Expand Participatory Budgeting

This year, more than 13,000 New Yorkers in eight City Council districts, in four of the five boroughs, directly decided how to allocate nearly $10 million in local capital funding allocations that had previously been decided solely by their council member through the non-transparent and all-too-often abused discretionary funding system. New Yorkers worked together to identify local priorities, develop funding proposals, and then voted to decide what projects in their communities would be funded—joining residents of Chicago, Boston and cities around the world that have opened up local grant funding and increased citizen engagement in local communities through participatory budgeting. As mayor, Bill de Blasio will work to replace the broken member item system with a transparent, merit-based small grants process. Moreover, he will work to scale up participatory budgeting in council districts across New York City.

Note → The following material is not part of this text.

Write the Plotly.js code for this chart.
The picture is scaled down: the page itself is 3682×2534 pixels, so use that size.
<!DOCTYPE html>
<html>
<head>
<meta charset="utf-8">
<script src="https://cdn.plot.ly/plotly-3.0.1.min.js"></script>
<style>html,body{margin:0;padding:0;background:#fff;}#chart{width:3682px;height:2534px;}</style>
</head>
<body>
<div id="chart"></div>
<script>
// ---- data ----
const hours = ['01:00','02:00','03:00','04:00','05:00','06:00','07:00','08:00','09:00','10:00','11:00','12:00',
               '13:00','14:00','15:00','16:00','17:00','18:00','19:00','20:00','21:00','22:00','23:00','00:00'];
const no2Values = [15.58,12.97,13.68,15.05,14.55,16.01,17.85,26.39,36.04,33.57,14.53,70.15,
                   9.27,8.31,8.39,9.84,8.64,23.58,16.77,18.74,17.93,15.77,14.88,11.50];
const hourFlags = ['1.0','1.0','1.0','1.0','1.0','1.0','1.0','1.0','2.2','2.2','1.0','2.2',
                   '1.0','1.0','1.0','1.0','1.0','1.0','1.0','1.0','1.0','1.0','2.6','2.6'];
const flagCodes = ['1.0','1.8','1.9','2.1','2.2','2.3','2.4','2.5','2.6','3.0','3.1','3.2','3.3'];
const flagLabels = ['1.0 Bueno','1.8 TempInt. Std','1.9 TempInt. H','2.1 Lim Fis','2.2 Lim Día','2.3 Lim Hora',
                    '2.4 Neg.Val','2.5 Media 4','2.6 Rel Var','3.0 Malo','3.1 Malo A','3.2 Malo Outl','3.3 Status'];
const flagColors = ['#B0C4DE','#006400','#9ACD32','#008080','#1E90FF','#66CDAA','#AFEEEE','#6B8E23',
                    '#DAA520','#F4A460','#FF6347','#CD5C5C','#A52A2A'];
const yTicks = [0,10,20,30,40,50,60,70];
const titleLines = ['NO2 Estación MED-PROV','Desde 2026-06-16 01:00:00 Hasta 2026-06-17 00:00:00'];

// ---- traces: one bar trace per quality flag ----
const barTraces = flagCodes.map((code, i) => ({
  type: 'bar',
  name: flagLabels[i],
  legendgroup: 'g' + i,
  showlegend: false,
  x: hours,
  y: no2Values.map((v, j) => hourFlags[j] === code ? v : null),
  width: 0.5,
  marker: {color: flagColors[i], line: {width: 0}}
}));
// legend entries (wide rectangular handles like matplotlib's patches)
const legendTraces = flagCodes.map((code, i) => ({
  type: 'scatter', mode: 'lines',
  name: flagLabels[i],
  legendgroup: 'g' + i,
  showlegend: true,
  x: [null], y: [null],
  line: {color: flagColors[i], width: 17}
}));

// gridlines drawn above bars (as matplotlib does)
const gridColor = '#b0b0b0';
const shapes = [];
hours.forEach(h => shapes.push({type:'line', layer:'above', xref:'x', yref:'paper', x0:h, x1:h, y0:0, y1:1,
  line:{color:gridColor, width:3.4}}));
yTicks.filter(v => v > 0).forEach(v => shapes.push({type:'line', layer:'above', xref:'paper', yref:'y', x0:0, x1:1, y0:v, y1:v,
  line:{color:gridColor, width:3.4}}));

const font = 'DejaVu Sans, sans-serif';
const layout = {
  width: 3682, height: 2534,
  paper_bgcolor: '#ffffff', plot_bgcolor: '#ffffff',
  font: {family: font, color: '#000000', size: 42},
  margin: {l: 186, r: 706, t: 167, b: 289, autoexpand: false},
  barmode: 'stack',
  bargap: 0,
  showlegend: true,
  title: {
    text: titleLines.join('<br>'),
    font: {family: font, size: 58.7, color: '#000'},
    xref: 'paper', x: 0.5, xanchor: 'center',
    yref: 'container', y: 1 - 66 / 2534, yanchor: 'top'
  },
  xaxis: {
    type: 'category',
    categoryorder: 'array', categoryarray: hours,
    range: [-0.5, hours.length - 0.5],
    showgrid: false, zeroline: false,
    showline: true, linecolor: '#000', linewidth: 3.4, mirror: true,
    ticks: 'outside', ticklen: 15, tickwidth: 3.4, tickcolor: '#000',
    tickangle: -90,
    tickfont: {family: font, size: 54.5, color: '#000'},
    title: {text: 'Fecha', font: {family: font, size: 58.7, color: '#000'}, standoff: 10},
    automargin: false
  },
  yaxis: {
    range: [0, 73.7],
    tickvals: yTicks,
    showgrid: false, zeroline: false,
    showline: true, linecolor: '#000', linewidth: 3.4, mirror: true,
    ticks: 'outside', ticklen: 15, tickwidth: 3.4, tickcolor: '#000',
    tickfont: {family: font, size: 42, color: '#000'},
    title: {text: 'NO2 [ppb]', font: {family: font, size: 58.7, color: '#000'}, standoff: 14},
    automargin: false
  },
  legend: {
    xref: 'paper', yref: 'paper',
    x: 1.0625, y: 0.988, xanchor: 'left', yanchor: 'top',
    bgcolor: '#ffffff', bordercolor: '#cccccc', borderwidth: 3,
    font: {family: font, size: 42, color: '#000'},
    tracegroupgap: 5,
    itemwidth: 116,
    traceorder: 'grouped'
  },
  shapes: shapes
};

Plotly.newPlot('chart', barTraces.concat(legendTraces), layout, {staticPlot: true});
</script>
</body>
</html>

Bill de Blasio will also pilot expanding participatory budgeting to broader pools of city grant funding and engage New Yorkers more deeply in setting priorities for their communities.

Strengthen Penalties For Officials Convicted of Corruption

Under the New York State Constitution, it is impossible to deny or diminish retirement benefits for current public officials. This means public officials convicted of corruption charges have continued to collect their pensions at taxpayer expense, even while serving jail time. To offset this loophole in the law, Bill de Blasio will work to enact legislation proposed by New York State’s Comptroller DiNapoli, which imposes a mandatory fine upon public officers convicted of felony offenses related to their official duties. Guilty officials would be forced to pay a penalty up to twice the amount they benefited from the committed crime.

Disclose All Contacts With Lobbyists

Building on his own practice as Public Advocate, Bill de Blasio will require that city officials in executive agencies publicly disclose meetings with registered lobbyists on a monthly basis. Regardless of whether discussions qualify as “lobbying communications” under the Administrative Code or not, all meetings requested by registered lobbyists would be disclosed along with a brief description of the subject matter covered in the meeting. These disclosures would be publicly available online.

Strengthening Independent Oversight of the City Council

While an inspector general’s office exists for executive agencies—with a commissioner who can only be removed for written, publicly filed cause—Bill de Blasio would push for legislation establishing a similar position in the City Council. The position would replace the now defunct Independent Compliance Office in the City Council, a short-lived position, which, despite its name, lacked true independence from the Council leadership. The new independent position would be nominated by the Council and approved by the mayor. To ensure the independence of this position, the office would have a set term of five years, a fixed salary that could not be decreased by the City Council, and would require at least five years of prior law enforcement experience. Staffing levels for the office would be fixed by law and would require agreement by the mayor to reduce. Among its functions, powers and duties, the office would investigate complaints from sources, or upon its own initiative, concerning alleged abuses and fraud.

Unlocking Public Information With FOIL Reform

Bill de Blasio will increase transparency with a series of reforms of the Freedom of Information Law. He will include FOIL statistics in the Mayor’s Management Report, mandate routine reports on outstanding FOIL requests to the Public Advocate and City Council, and establish a unified online source to file, process and track all FOIL requests. Bill de Blasio will also levy fines and penalties against city agencies that regularly duck and delay FOIL requests, and he will proactively post online information that is most-frequently sought by FOIL request.

Reforming Local Elections

Bill de Blasio will push for a number of reforms to make local elections more democratic and open to the people. This includes allowing same-day voter registration and making voter registration available online. Bill de Blasio also supports efforts that boost voter participation, such as allowing early voting and making election information materials available in multiple languages.